The solution in here : https://github.com/mitchellh/vagrant-aws/pull/70/files works much better for me and is simpler to implement (just seed the init file with the TTY modification). I realize its a bit of a hack, but it is synchronous, and I think that an important feature for alot of people.

josh-padnick commented 9 years ago

I tried the official solution linked to above and while it does work on vagrant reload, it consistently fails on the first run. See logs below. If I discover a better way to do this that's not too hackish, I'll gladly share it here.
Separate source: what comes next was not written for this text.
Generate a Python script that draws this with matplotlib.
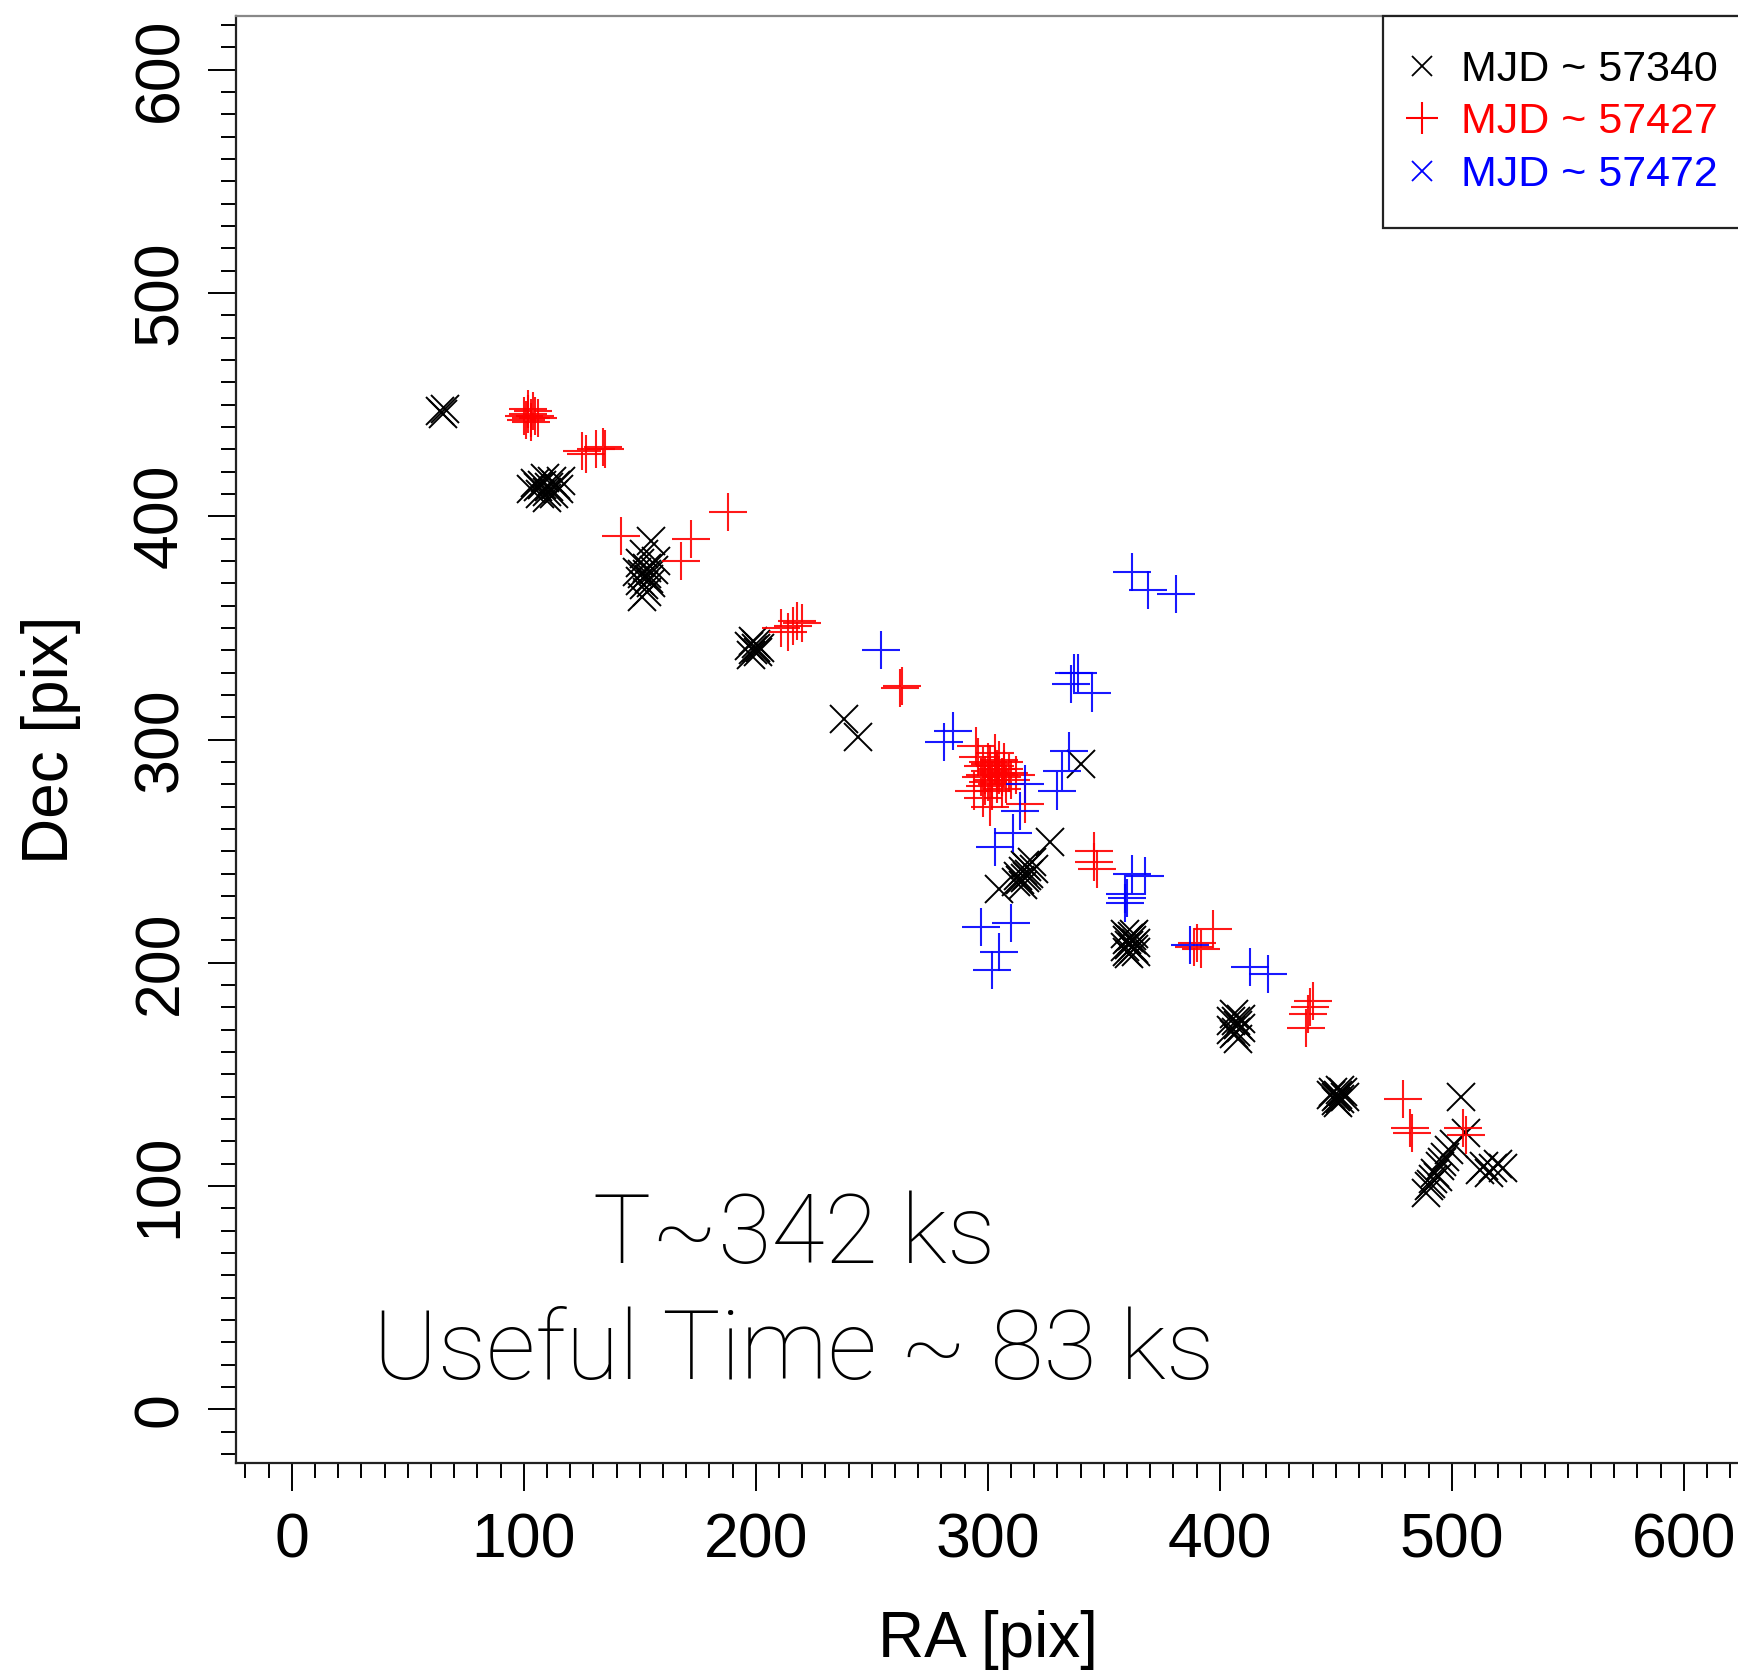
import matplotlib
matplotlib.use('Agg')
import matplotlib.pyplot as plt
from matplotlib.lines import Line2D
from matplotlib.ticker import MultipleLocator

plt.rcParams['font.family'] = ['Liberation Sans', 'DejaVu Sans']

# ---- data (RA, Dec in pixels) ----
black_ra = [64, 66, 65,
            103, 105, 107, 108, 109, 110, 111, 112, 113, 114, 115, 116, 110, 106,
            155, 152, 150, 153, 156, 151, 154, 149, 157, 152, 153, 151, 155, 153, 150,
            197, 199, 200, 201, 198, 202, 199, 200,
            238, 244, 340, 327,
            312, 313, 315, 316, 317, 318, 319, 314, 316, 320, 315, 317,
            305,
            359, 360, 361, 362, 363, 364, 360, 362, 361, 363, 359, 364, 361, 362,
            406, 407, 408, 405, 409, 406, 408, 407, 405, 409,
            449, 450, 451, 452, 453, 450, 452, 454, 448, 451,
            504,
            489, 490, 492, 493, 494, 495, 496, 497, 499, 501, 491, 506,
            512, 514, 516, 520, 522, 518]
black_dec = [447, 448, 446,
             412, 415, 410, 414, 417, 411, 413, 416, 410, 414, 412, 416, 408, 413,
             389, 383, 379, 377, 376, 374, 372, 375, 380, 369, 366, 364, 370, 374, 371,
             342, 340, 343, 339, 338, 341, 344, 341,
             309, 301, 289, 254,
             236, 239, 241, 238, 243, 240, 245, 237, 244, 242, 235, 239,
             233,
             213, 210, 208, 212, 206, 209, 205, 207, 211, 213, 207, 205, 204, 210,
             177, 174, 172, 170, 171, 168, 166, 169, 174, 175,
             142, 140, 141, 139, 142, 138, 143, 140, 141, 137,
             140,
             97, 100, 103, 106, 104, 109, 111, 113, 116, 119, 101, 124,
             107, 109, 106, 110, 108, 108]

red_ra = [100, 101, 102, 103, 104, 105, 103, 102, 106,
          125, 127, 134, 135, 131,
          142, 172, 168, 188,
          211, 214, 218, 220, 216,
          262, 263,
          296, 298, 299, 300, 301, 302, 303, 304, 305, 306, 307, 308, 299, 302, 304, 306,
          309, 310, 303, 300, 305, 307, 301, 304, 312, 297,
          295, 294, 316, 301, 298,
          346, 346, 347,
          390, 392, 397, 389,
          440, 439, 438, 437,
          479, 482, 483, 505, 506]
red_dec = [445, 443, 446, 444, 447, 445, 442, 448, 444,
           429, 428, 431, 430, 430,
           391, 390, 380, 402,
           350, 348, 353, 352, 351,
           323, 324,
           292, 288, 284, 290, 286, 282, 288, 285, 291, 283, 287, 280, 279, 277, 280, 278,
           285, 282, 294, 281, 284, 290, 289, 287, 284, 283,
           297, 277, 271, 270, 274,
           250, 245, 242,
           209, 206, 215, 207,
           183, 180, 177, 171,
           139, 126, 124, 126, 123]

blue_ra = [362, 369, 381,
           254,
           337, 336, 339, 345,
           281, 285,
           316, 314, 311, 303,
           335, 332, 330,
           362, 368, 359, 359, 360,
           297, 310, 305, 302,
           387,
           413, 421]
blue_dec = [375, 367, 365,
            340,
            330, 325, 330, 321,
            299, 304,
            280, 268, 258, 252,
            295, 286, 277,
            240, 239, 231, 227, 229,
            216, 218, 205, 197,
            208,
            198, 195]

legend_labels = ['MJD ~ 57340', 'MJD ~ 57427', 'MJD ~ 57472']
series_colors = ['black', '#ff0000', '#0000ff']
major_ticks = [0, 100, 200, 300, 400, 500, 600]
annot_line1 = 'T~342 ks'
annot_line2 = 'Useful Time ~ 83 ks'

fig = plt.figure(figsize=(17.38, 16.72), dpi=100)
ax = fig.add_axes([0.1358, 0.1250, 0.8650, 0.8654])

ax.plot(black_ra, black_dec, ls='none', marker='x', color=series_colors[0],
        ms=20, mew=1.4)
ax.plot(red_ra, red_dec, ls='none', marker='+', color=series_colors[1],
        ms=28, mew=1.5, alpha=0.9)
ax.plot(blue_ra, blue_dec, ls='none', marker='+', color=series_colors[2],
        ms=27, mew=1.5, alpha=0.9)

ax.set_xlim(-24, 624)
ax.set_ylim(-24, 624)
ax.set_xticks(major_ticks)
ax.set_yticks(major_ticks)
ax.xaxis.set_minor_locator(MultipleLocator(10))
ax.yaxis.set_minor_locator(MultipleLocator(10))
ax.tick_params(which='major', direction='out', length=20, width=1.4,
               labelsize=45, color='black')
ax.tick_params(which='minor', direction='out', length=10.5, width=1.4,
               color='black')
ax.tick_params(axis='x', which='major', pad=15)
ax.tick_params(axis='y', which='major', pad=13, labelrotation=90)
for lab in ax.get_yticklabels():
    lab.set_va('center')

for side in ['left', 'bottom']:
    ax.spines[side].set_linewidth(1.6)
    ax.spines[side].set_color('#222222')
ax.spines['top'].set_linewidth(1.6)
ax.spines['top'].set_color('#888888')
ax.spines['right'].set_visible(False)

ax.set_xlabel('RA [pix]', fontsize=46, labelpad=28)
ax.set_ylabel('Dec [pix]', fontsize=46, labelpad=36)

handles = [
    Line2D([], [], ls='none', marker='x', color=series_colors[0], ms=15, mew=1.3),
    Line2D([], [], ls='none', marker='+', color=series_colors[1], ms=23, mew=1.5),
    Line2D([], [], ls='none', marker='x', color=series_colors[2], ms=14, mew=1.3),
]
leg = ax.legend(handles, legend_labels, loc='upper left',
                bbox_to_anchor=(0.763, 1.0), borderaxespad=0, fontsize=31,
                labelcolor=series_colors, handlelength=0.25, handletextpad=0.78,
                borderpad=0.78, labelspacing=0.29, fancybox=False, framealpha=1,
                edgecolor='#222222', numpoints=1)
leg.get_frame().set_linewidth(1.6)

ax.text(216.5, 65.5, annot_line1, fontsize=70, ha='center', va='baseline',
        family=['Roboto', 'DejaVu Sans'], fontweight='light')
ax.text(216.5, 13.5, annot_line2, fontsize=70, ha='center', va='baseline',
        family=['Roboto', 'DejaVu Sans'], fontweight='light')

fig.savefig('out.png', dpi=100)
In the meantime, has anyone else gotten this to run successfully on the first run?

Log files from Vagrant

=> default: Launching an instance with the following settings...
==> default:  -- Type: t2.micro
==> default:  -- AMI: ami-d13845e1
==> default:  -- Region: us-west-2
==> default:  -- Keypair: **********
==> default:  -- Subnet ID: **********
==> default:  -- User Data: yes
==> default:  -- Security Groups: ["**********"]
==> default:  -- User Data:     #!/bin/bash
==> default:     echo 'Defaults:ec2-user !requiretty' > /etc/sudoers.d/999-vagrant-cloud-init-requiretty     && chmod 440 /etc/sudoers.d/999-vagrant-cloud-init-requiretty
==> default:  -- Block Device Mapping: []
==> default:  -- Terminate On Shutdown: false
==> default:  -- Monitoring: false
==> default:  -- EBS optimized: false
==> default:  -- Assigning a public IP address in a VPC: false
==> default: Waiting for instance to become "ready"...
==> default: Waiting for SSH to become available...
==> default: Machine is booted and ready for use!
==> default: Rsyncing folder: /.../code/ => /vagrant
The following SSH command responded with a non-zero exit status.
Vagrant assumes that this means the command failed!

mkdir -p '/vagrant'

Stdout from the command:

Stderr from the command:

sudo: sorry, you must have a tty to run sudo
immo-huneke-zuhlke commented 8 years ago

Hi miguno, (commented on Jul 2, 2013) - your boothook.sh approach worked beautifully for me on the Centos 7 AMI. Many thanks! I just used the .sh script without the complication of multipart-mime, as there is only one file to upload.